In the event of a failover, the OlapServer will become unavailable for a period of time, and then become available
again, but in in-memory state (i.e. the status of any running compaction job) will be lost (-sf- hopefully
Spark will automatically cancel running jobs which suddenly lose their coordinator, but we'll want to make sure of it).
Therefore, in the case of a STATUS call, the client will suddenly go from a RUNNING state to a NOT_SUBMITTED state.
This can be used in one of two ways: the compaction can be resubmitted, or the compaction can be aborted as failed.

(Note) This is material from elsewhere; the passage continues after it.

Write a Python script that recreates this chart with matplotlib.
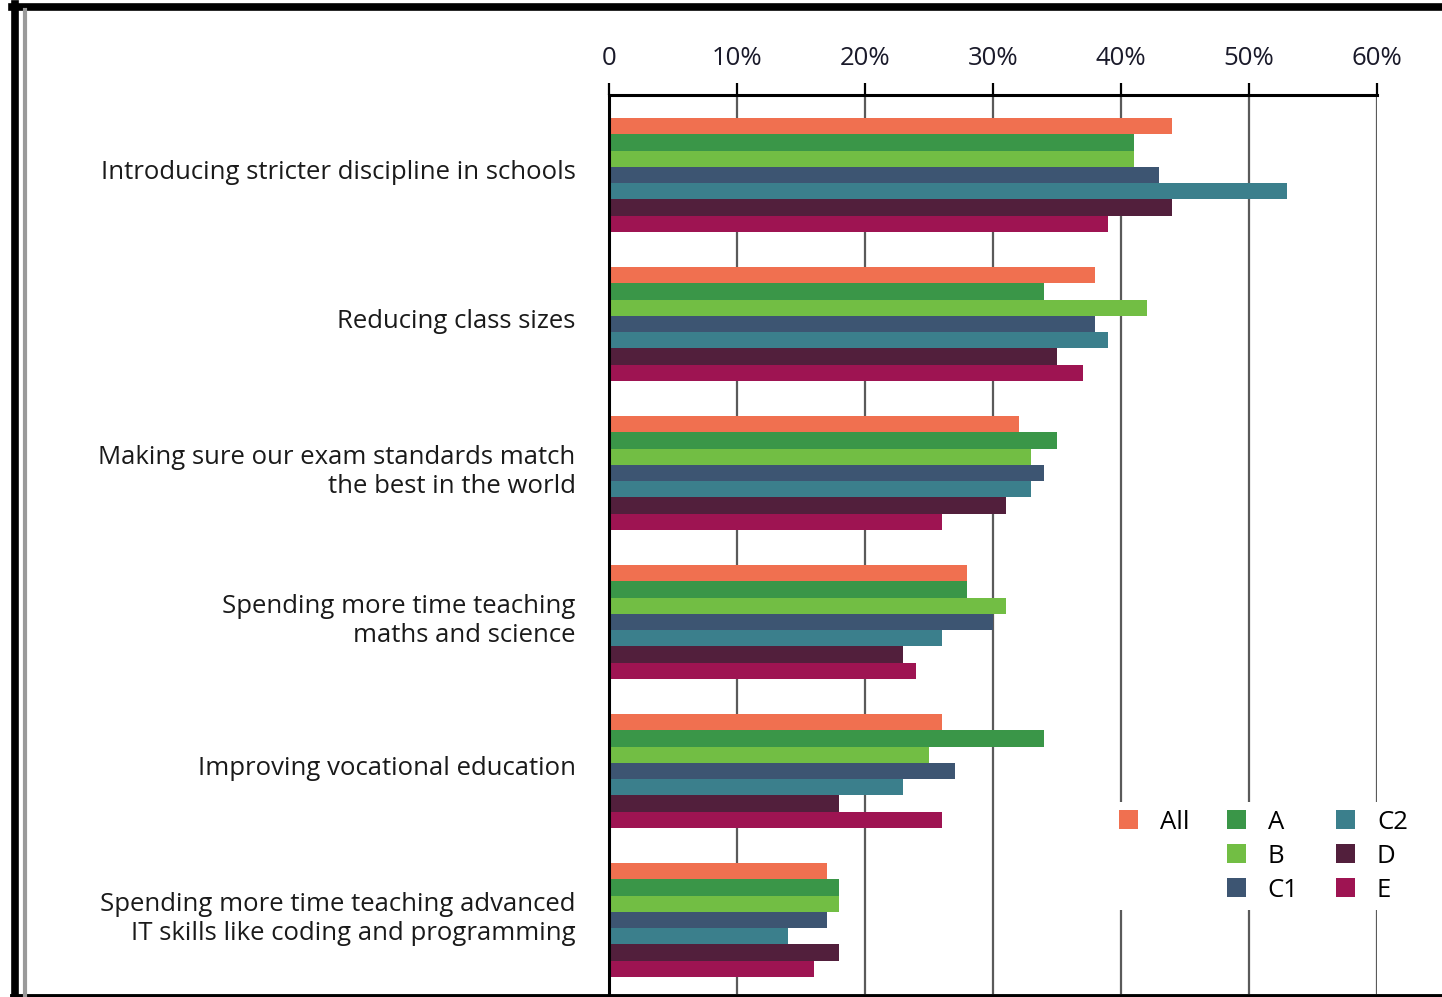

Client timeout and cancellation
It is possible in some cases for HBase to want to cancel the compaction: either because it was aborted
for some other reason, or because the server itself is shutting down. To facilitate that, we want the client
to send a CANCEL request containing the unique identifier. In that case, any running compaction will
be directly cancelled.
This has an added usefulness in that we can retain behavior and force clients to timeout compactions if we so chose
(i.e. we could allow clients to not wait for forever).
Detecting Client Failure
It is imperative that we detect client failure. The STATUS call that the client makes can be used as a heartbeat,
and there are several failure detection algorithms for heartbeats: either a strict timeout, or a phi detector:
1. a Strict timeout says if more than X heartbeats have gone missing, then the client is dead
2. the phi detector uses the Phi detection algorithm(http://www.jaist.ac.jp/~defago/files/pdf/IS_RR_2004_010.pdf) to
determine whether the client is really dead.
The phi detector is more reliable, but strict timeout may be simpler and easier to implement (at least initially).
In either case, once a client is deemed to be dead, its related compaction must be cancelled. This death
check should be performed periodically by the compaction execution thread itself (i.e. stick its nose up in the air
periodically to detect whether or not it should continue working).